Wednesday, March 14, 2012

Tristesse Contemporaine ‘Tristesse Contemporaine’ - Self titled debut album - Released May 2012 on Dirty / Pschent

Tristesse Contemporaine ‘Tristesse Contemporaine’
Self titled debut album
Released May 2012 on Dirty / Pschent



“Tristesse Contemporaine is a Parisian trio:



- Narumi was born in Tokyo, she began playing the piano at the age of 3 before entering the academy at 17. She started an all girl punk band at high school and covered songs by Staline (a famous Japanese band) and The Cure. As a fan of Godard and La Nouvelle Vague, Narumi came to Paris in 1994 to learn the French language and study fashion. She has worked for the music orientated media and for the Japanese gallery Poetry of Sex, as well as taking part in bands Suburbia (with Marc Collin), aswefall (with Léo Hellden) and Telepopmusic. It was on tour with the latter that she met Maik the singer. Screamadelica by Primal Scream is her favourite album.


- Léo Hellden grew up in the suburbs of Stockholm and was focused on a career as a hockey player before he started playing guitar at the age of 18. Three years later he became the guitarist of Jay Jay Johanson and recorded three albums (Tatoo, Poison, Antenna). On his way to London, he met a French woman and moved to Paris where he started aswefall with Clément, as well as studying economics. Léo often quotes Robin Guthrie from the Cocteau Twins as a decisive influence.
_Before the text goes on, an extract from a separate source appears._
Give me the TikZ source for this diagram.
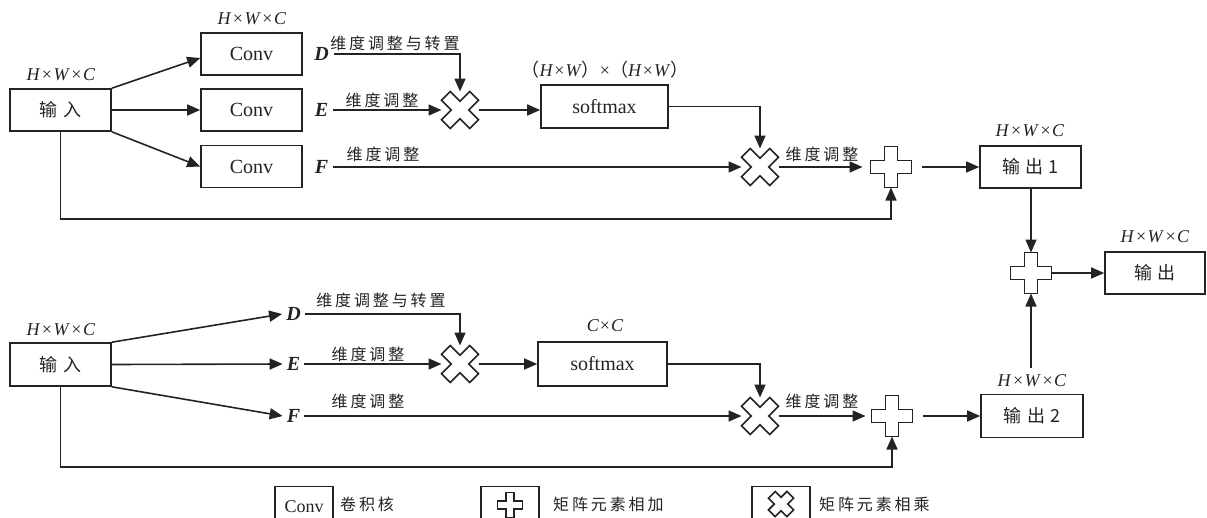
\documentclass[tikz,border=0pt]{standalone}
\usepackage{fontspec}
\setmainfont{Liberation Serif}
\newfontfamily\cjk[LetterSpace=18]{Noto Sans CJK SC}
\newfontfamily\cjkbox[LetterSpace=28]{Noto Sans CJK SC}
\newfontfamily\cjkplain{Noto Sans CJK SC}
\usetikzlibrary{arrows.meta,calc}
\definecolor{ink}{RGB}{35,35,35}
\newcommand\hwc{\textit{H}\kern1.5pt×\kern1.5pt\textit{W}\kern1.5pt×\kern1.5pt\textit{C}}
\newcommand\crossop[4]{%
  \draw[opline,shift={(#1)},rotate=#4] (-#3,-#2) -- (#3,-#2) -- (#3,-#3) -- (#2,-#3) -- (#2,#3) -- (#3,#3) -- (#3,#2) -- (-#3,#2) -- (-#3,#3) -- (-#2,#3) -- (-#2,-#3) -- (-#3,-#3) -- cycle;}
\tikzset{
  box/.style={draw, line width=1.6pt, minimum width=101pt, minimum height=42pt, inner sep=0pt, font=\cjkbox\fontsize{18}{18}\selectfont},
  latbox/.style={box, font=\fontsize{20}{20}\selectfont},
  lab/.style={font=\cjk\fontsize{16}{16}\selectfont, inner sep=0pt},
  dim/.style={font=\fontsize{18}{18}\selectfont, inner sep=0pt},
  dfe/.style={font=\bfseries\itshape\fontsize{20}{20}\selectfont, inner ysep=0pt, inner xsep=5pt},
  arr/.style={-{Triangle[length=13pt,width=11pt]}, line width=1.6pt},
  opnode/.style={minimum size=37pt, inner sep=0pt, outer sep=0pt},
  plusnode/.style={minimum size=41pt, inner sep=0pt, outer sep=0pt},
  opline/.style={line width=1.6pt, line join=miter},
}
\begin{document}
\begin{tikzpicture}[x=1pt,y=-1pt,color=ink]
\useasboundingbox (0,0) rectangle (1207,517);
\clip (0,0) rectangle (1207,517);
% ---------- top branch ----------
\node[box] (in1) at (60.5,110) {输入};
\node[dim] (in1l) at (61,75) {\hwc};
\node[latbox] (c1) at (251.5,54) {Conv};
\node[latbox] (c2) at (251.5,110) {Conv};
\node[latbox] (c3) at (251.5,166.5) {Conv};
\node[dim] (c1l) at (252,18.5) {\hwc};
\draw[arr] (in1.north east) -- ([yshift=-4pt]c1.west);
\draw[arr] (in1.east) -- (c2.west);
\draw[arr] (in1.south east) -- (c3.west);
\node[dfe] (d1) at (321.5,54) {D};
\node[dfe] (e1) at (321.5,110) {E};
\node[dfe] (f1) at (321.5,167) {F};
\node[opnode] (t1) at (460,110) {};
\crossop{t1.center}{20}{6.2}{45}
\node[latbox, minimum width=127pt, minimum height=43pt] (s1) at (604.5,106.5) {softmax};
\node[dim] (s1l) at (605,70) {{\cjkplain （}\textit{H}\kern1pt×\kern1pt\textit{W}{\cjkplain ）}×{\cjkplain （}\textit{H}\kern1pt×\kern1pt\textit{W}{\cjkplain ）}};
\node[opnode] (t2) at (760,167) {};
\crossop{t2.center}{20}{6.2}{45}
\node[plusnode] (p1) at (891,167) {};
\crossop{p1.center}{20.5}{6.5}{0}
\node[box] (o1) at (1030.5,167) {输出1};
\node[dim] (o1l) at (1030,131) {\hwc};
\draw[arr] (d1.east) -| (t1.north);
\node[lab] (d1t) at (395,43) {维度调整与转置};
\draw[arr] (e1.east) -- (t1.west);
\node[lab] (e1t) at (382,100) {维度调整};
\draw[arr] (t1.east) -- (t1.east -| s1.west);
\draw[arr] (s1.east) -| (t2.north);
\draw[arr] (f1.east) -- (t2.west);
\node[lab] (f1t) at (383,154) {维度调整};
\draw[arr, shorten >=8pt] (t2.east) -- (p1.west);
\node[lab] (t2t) at (822,154) {维度调整};
\draw[arr, shorten <=10pt] (p1.east) -- (o1.west);
\coordinate (lp1) at (891,219);
\draw[arr] (in1.south) |- (lp1) -- (p1.south);
% ---------- output ----------
\node[plusnode] (p3) at (1031,273) {};
\crossop{p3.center}{20.5}{6.5}{0}
\node[box, minimum width=100pt] (o) at (1155,273) {输出};
\node[dim] (ol) at (1155,237) {\hwc};
\draw[arr] (o1.south -| p3.north) -- (p3.north);
\draw[arr] (p3.east) -- (o.west);
% ---------- bottom branch ----------
\node[box, minimum height=43pt] (in2) at (60.5,364.5) {输入};
\node[dim] (in2l) at (61,330) {\hwc};
\node[dfe, inner xsep=4pt] (d2) at (293.5,314) {D};
\node[dfe, inner xsep=4pt] (e2) at (293.5,364) {E};
\node[dfe, inner xsep=4pt] (f2) at (293.5,416) {F};
\draw[arr] (in2.north east) -- (d2.west);
\draw[arr] (in2.east) -- (e2.west);
\draw[arr] (in2.south east) -- (f2.west);
\node[opnode] (t3) at (460,364) {};
\crossop{t3.center}{20}{6.2}{45}
\node[latbox, minimum width=129pt, minimum height=44pt] (s2) at (602.5,364) {softmax};
\node[dim] (s2l) at (605,326) {\textit{C}\kern1pt×\kern1pt\textit{C}};
\node[opnode] (t4) at (760,416) {};
\crossop{t4.center}{20}{6.2}{45}
\node[plusnode] (p2) at (892,416) {};
\crossop{p2.center}{20.5}{6.5}{0}
\node[box, minimum width=102pt, minimum height=43pt] (o2) at (1032,416) {输出2};
\node[dim] (o2l) at (1032,381) {\hwc};
\draw[arr] (d2.east) -| (t3.north);
\node[lab] (d2t) at (381,300) {维度调整与转置};
\draw[arr] (e2.east) -- (t3.west);
\node[lab] (e2t) at (368,354) {维度调整};
\draw[arr] (t3.east) -- (s2.west);
\draw[arr] (s2.east) -| (t4.north);
\draw[arr] (f2.east) -- (t4.west);
\node[lab] (f2t) at (368,401) {维度调整};
\draw[arr, shorten >=6pt] (t4.east) -- (p2.west);
\node[lab] (t4t) at (822,401) {维度调整};
\draw[arr, shorten <=10pt] (p2.east) -- (o2.west);
\coordinate (lp2) at (892,467);
\draw[arr] (in2.south) |- (lp2) -- (p2.south);
\draw[arr] ([yshift=7pt]p3.south |- o2l.north) -- (p3.south);
% ---------- legend ----------
\node[box, minimum width=58pt, minimum height=40pt, font=\fontsize{18}{18}\selectfont] (lc) at (304,506.5) {Conv};
\node[lab, anchor=west] (lct) at (340,504) {卷积核};
\node[box, minimum width=58pt, minimum height=40pt] (lpb) at (510,506.5) {};
\crossop{510,505}{12.5}{4}{0}
\node[lab, anchor=west] (lpt) at (553,504) {矩阵元素相加};
\node[box, minimum width=58pt, minimum height=40pt] (ltb) at (781,506.5) {};
\crossop{781,504}{13}{4.7}{45}
\node[lab, anchor=west] (ltt) at (819,504) {矩阵元素相乘};
\end{tikzpicture}
\end{document}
- Maik is from East London where his Jamaican family still live today. He is a fan of hip hop and started writing words after discovering Leonard Cohen (Maik hopes to equal him before he is 70). In the mid 90’s, he became the singer of Earthling after answering an advertisement in The NME. He recorded three albums including the cult trip hop album Radar. He took part in a project called Cuba, a group signed to 4AD, but the apocalyptic touring got the better of him. A French woman saved him and he followed her to Paris where he said : “If I had stayed in England, I would have died.”


'I Didn't Know' - video



Through friendship and compatibility, Narumi, Léo and Maik decided to start a band in 2009. They soon needed to record in order to back up their spontaneous ideas, their imagination and their powerful drafts. The demos resulting from their recording sessions were like nothing before although they were clearly inspired by the Talking Heads (Fear of Music), Young Marble Giant (Collossal Youth) and The Cure (17 seconds). Then they had to find a name. Whilst looking through an old bookshop, Léo came across a book called La tristesse contemporaine by Hippolyte Fierens Gevaert – a book on the main moral and intellectual movements of the 19th century. Tristesse Contemporaine was a French band of foreigners, a group of “back seat drivers” as they called themselves. Tristesse Contemporaine was a band of migrants, modern drifters.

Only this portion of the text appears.